Dissociation limit in Kohn-Sham density functional theory

TL;DR

This paper analyzes the dissociation limit of diatomic molecules in Kohn-Sham DFT, proving the energy convergence to a minimum over atomic electron distributions and illustrating the effect of exchange strength with numerical results for H₂.

Contribution

It provides a rigorous proof of the dissociation limit in Kohn-Sham DFT and explores how exchange strength influences the energy splitting, supported by numerical examples.

Findings

Energy converges to a minimum over atomic electron distributions at dissociation

The minimum may differ from symmetric splitting depending on exchange strength

Numerical results for H₂ confirm theoretical predictions with Dirac exchange

Abstract

We consider the dissociation limit for molecules of the type $X_2$ in the Kohn-Sham density functional theory setting, where $X$ can be any element with $N$ electrons.
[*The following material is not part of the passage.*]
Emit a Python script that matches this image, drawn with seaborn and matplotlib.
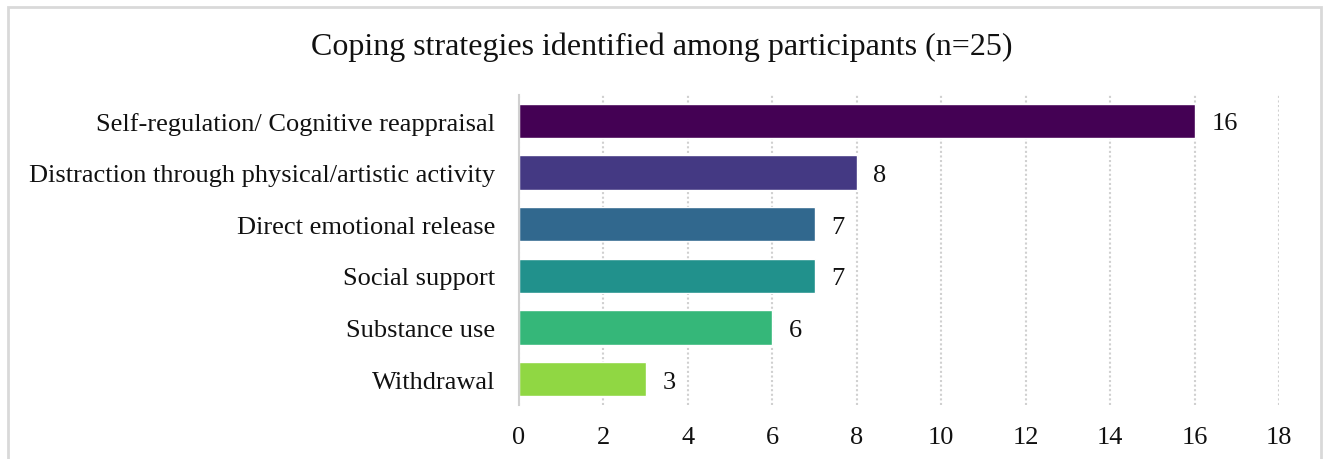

We prove that when the two atoms in the system are torn infinitely far apart, the energy of the system convergences to $\min \limits_{\alpha \in [0,N]} \big( I^{X}_{\alpha} + I^{X}_{2N-\alpha} \big)$, where $I^{X}_{\alpha}$ denotes the energy of the atom with $\alpha$ electrons surrounding it. Depending on the "strength" of the exchange this minimum might not be equal to the symmetric splitting $2I^{X}_{N}$. We show numerically that for the $H_2$-molecule with Dirac exchange this gives the expected result of twice the energy of a H-atom $2 I^{H}_1$.